A New Year. The same me.

While 2013 wasn't an easy year, it was good where it needed to be good.  Everyone is healthy, we are financially stable and Rich secured a job that was a big step up for him and one he really wanted.  This past year was probably one of the most difficult for me professionally speaking and unfortunately, difficulties and frustrations at work often times bleed into my home life.  There are times when it's impossible for me to separate my emotions, especially when I'm drained of energy and patience.  I need to keep on keeping on and hang tough for a bit longer though.  Change has already begun and I expect it to continue in the right direction.      
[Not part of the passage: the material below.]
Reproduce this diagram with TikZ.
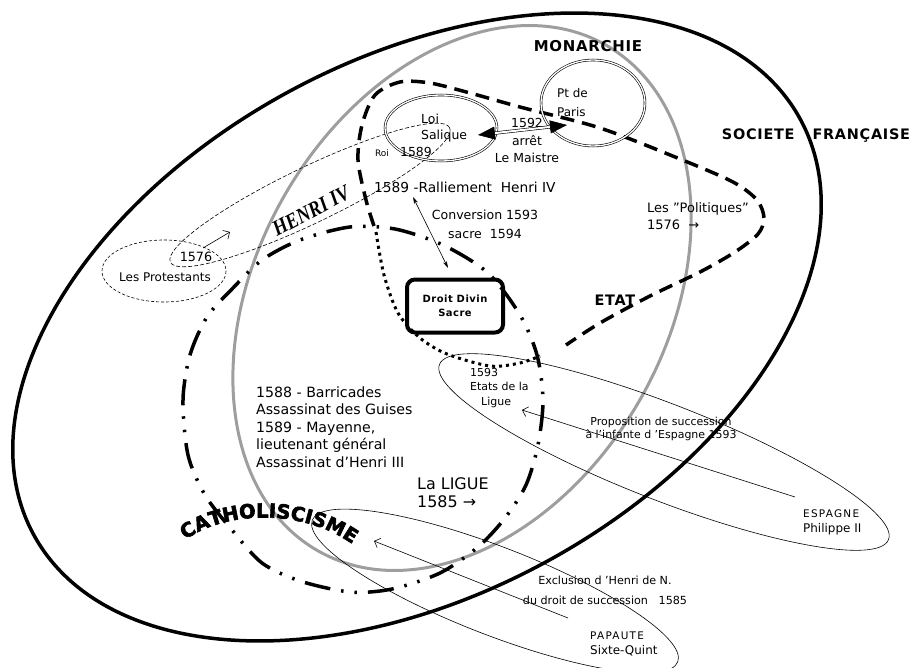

My beautiful girls continue to grow and learn and I'm so very blessed to have them here with me.  They drive me to edge of insanity at times but they're a constant reminder of how precious life can be.  I'm constantly amazed by their creativity, growing maturity and lingering innocence.  This week, they discovered High School Musical on the Disney channel.  Even Anna, who is usually anti-television, watched most of those movies.  (I was a little lenient during vacation week when it came to TV time.)

So what's in store for 2014?  The girls will turn 7 and start the 2nd grade.  We'll return to Disney for our 4th vacation there.  It looks like that will take place during low season, which also happens to be burning-hot-like-the-face-of-the-sun season.  Rich and I have plans for an adults-only tropical destination get-away as we celebrate 10 years of marriage this year.  (10 years! How did that happen?)  I would also like to go back to NH over the summer for what has become an annual vacation.

I normally don't make resolutions but sometimes I do have goals.  I actually always have goals (and big plans) floating around in my head, not just with the start of the new year.  I would like to run more and faster.  I would like to eat better and sleep more.  I would like to organize and clean my entire house and stay on top of it so it doesn't ever have to be done again. (Don't we all dream of this?)  I'm not sure if I'll be able to accomplish any of this in 2014.  There'll be a lot of status quo this coming year and that's okay.  That's life.  I just need the important parts of it to stay good.

Happy New Year! to all of you.  I want to send out a special message to my dear friend, Kelly.  Kelly and I have been friends since junior high and this past year was a really rough one for her.  Kelly, I hope all your dreams come true in 2014 and that this is your year.  Love you, sister.  (Love you too, Kristin.)